**Instruction:**
Leave out the pictures and retype only the lines from the opening line to the line that holds "unglazed_y = [6.95, 9.43, 5.71, 3.88, 0.0]", both ends included.

**Data extract:**
-=-=-=-=-

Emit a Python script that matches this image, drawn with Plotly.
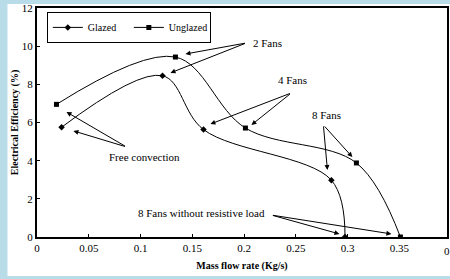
import plotly.graph_objects as go

# ---- data ----
glazed_x = [0.0237, 0.1212, 0.1608, 0.2843, 0.2975]
glazed_y = [5.75, 8.45, 5.63, 2.98, 0.0]
unglazed_x = [0.0188, 0.1337, 0.2013, 0.3085, 0.3510]
unglazed_y = [6.95, 9.43, 5.71, 3.88, 0.0]

x_ticks = [0, 0.05, 0.1, 0.15, 0.2, 0.25, 0.3, 0.35]
x_tick_text = ["0", "0.05", "0.1", "0.15", "0.2", "0.25", "0.3", "0.35"]
y_ticks = [0, 2, 4, 6, 8, 10, 12]
X_MAX = 0.396
Y_MAX = 12

# labels: (text, text_x, text_y, tail_x, tail_y, [tips])
labels = [
    ("2 Fans", 0.2226, 10.17, 0.2023, 10.17, [(0.1434, 9.59), (0.1289, 8.60)]),
    ("4 Fans", 0.2467, 8.23, 0.2457, 7.55, [(0.2071, 5.87), (0.1675, 5.92)]),
    ("8 Fans", 0.2795, 6.39, 0.2766, 5.87, [(0.3046, 4.19), (0.2805, 3.51)]),
    ("Free convection", 0.1038, 4.19, 0.0864, 4.72, [(0.0285, 6.55), (0.0352, 5.56)]),
    ("8 Fans without resistive load", 0.1588, 1.26, 0.2264, 1.15, [(0.2921, 0.16), (0.3423, 0.16)]),
]

FONT = "Liberation Serif, Times New Roman, serif"

fig = go.Figure()
fig.add_trace(go.Scatter(
    x=glazed_x, y=glazed_y, name="Glazed", mode="lines+markers",
    line=dict(color="black", width=1, shape="spline", smoothing=1.0),
    marker=dict(symbol="diamond", size=5, color="black"),
))
fig.add_trace(go.Scatter(
    x=unglazed_x, y=unglazed_y, name="Unglazed", mode="lines+markers",
    line=dict(color="black", width=1, shape="spline", smoothing=1.0),
    marker=dict(symbol="square", size=5, color="black"),
))

annotations = []
for text, tx, ty, ax, ay, tips in labels:
    annotations.append(dict(x=tx, y=ty, xref="x", yref="y", text=text, showarrow=False,
                            font=dict(family=FONT, size=11, color="black")))
    for (px, py) in tips:
        annotations.append(dict(x=px, y=py, xref="x", yref="y", ax=ax, ay=ay,
                                axref="x", ayref="y", text="", showarrow=True,
                                arrowhead=2, arrowsize=1, arrowwidth=1,
                                arrowcolor="black", standoff=0))
# clipped last tick label at right edge
annotations.append(dict(x=0.4 / X_MAX, y=0, xref="paper", yref="paper", text="0.4",
                        showarrow=False, xanchor="center", yanchor="top", yshift=-6,
                        font=dict(family=FONT, size=11, color="black")))

fig.update_layout(
    width=450, height=279,
    margin=dict(l=37, r=3, t=8, b=42, autoexpand=False),
    paper_bgcolor="#b8dde8",
    plot_bgcolor="white",
    font=dict(family=FONT, size=11, color="black"),
    showlegend=True,
    legend=dict(x=0.024, y=0.983, xanchor="left", yanchor="top", orientation="h",
                bordercolor="black", borderwidth=1, bgcolor="white",
                font=dict(family=FONT, size=10, color="black"),
                itemwidth=30, entrywidth=36, entrywidthmode="pixels", tracegroupgap=0),
    annotations=annotations,
    shapes=[dict(type="rect", xref="paper", yref="paper", x0=-0.072, x1=1.05,
                 y0=-0.17, y1=1.0175, fillcolor="white", line=dict(width=0),
                 layer="below")],
)
fig.update_xaxes(range=[0, X_MAX], tickvals=x_ticks, ticktext=x_tick_text,
                 automargin=False,
                 showgrid=False, zeroline=False, showline=True, linecolor="black",
                 linewidth=2, mirror=True, ticks="inside", ticklen=3, tickcolor="black",
                 tickfont=dict(family=FONT, size=11, color="black"),
                 title=dict(text="<b>Mass flow rate (Kg/s)</b>", standoff=9,
                            font=dict(family=FONT, size=10, color="black")))
fig.update_yaxes(range=[0, Y_MAX], tickvals=y_ticks,
                 automargin=False,
                 showgrid=False, zeroline=False, showline=True, linecolor="black",
                 linewidth=2, mirror=True, ticks="inside", ticklen=3, tickcolor="black",
                 tickfont=dict(family=FONT, size=11, color="black"),
                 title=dict(text="<b>Electrical Efficiency (%)</b>", standoff=1,
                            font=dict(family=FONT, size=10, color="black")))

fig.write_html("out.html", config={"displayModeBar": False},
               post_script="document.body.style.margin='0';document.body.style.overflow='hidden';")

-=-=-=-=-

**Result of the exercise:**
Emit a Python script that matches this image, drawn with Plotly.
import plotly.graph_objects as go

# ---- data ----
glazed_x = [0.0237, 0.1212, 0.1608, 0.2843, 0.2975]
glazed_y = [5.75, 8.45, 5.63, 2.98, 0.0]
unglazed_x = [0.0188, 0.1337, 0.2013, 0.3085, 0.3510]
unglazed_y = [6.95, 9.43, 5.71, 3.88, 0.0]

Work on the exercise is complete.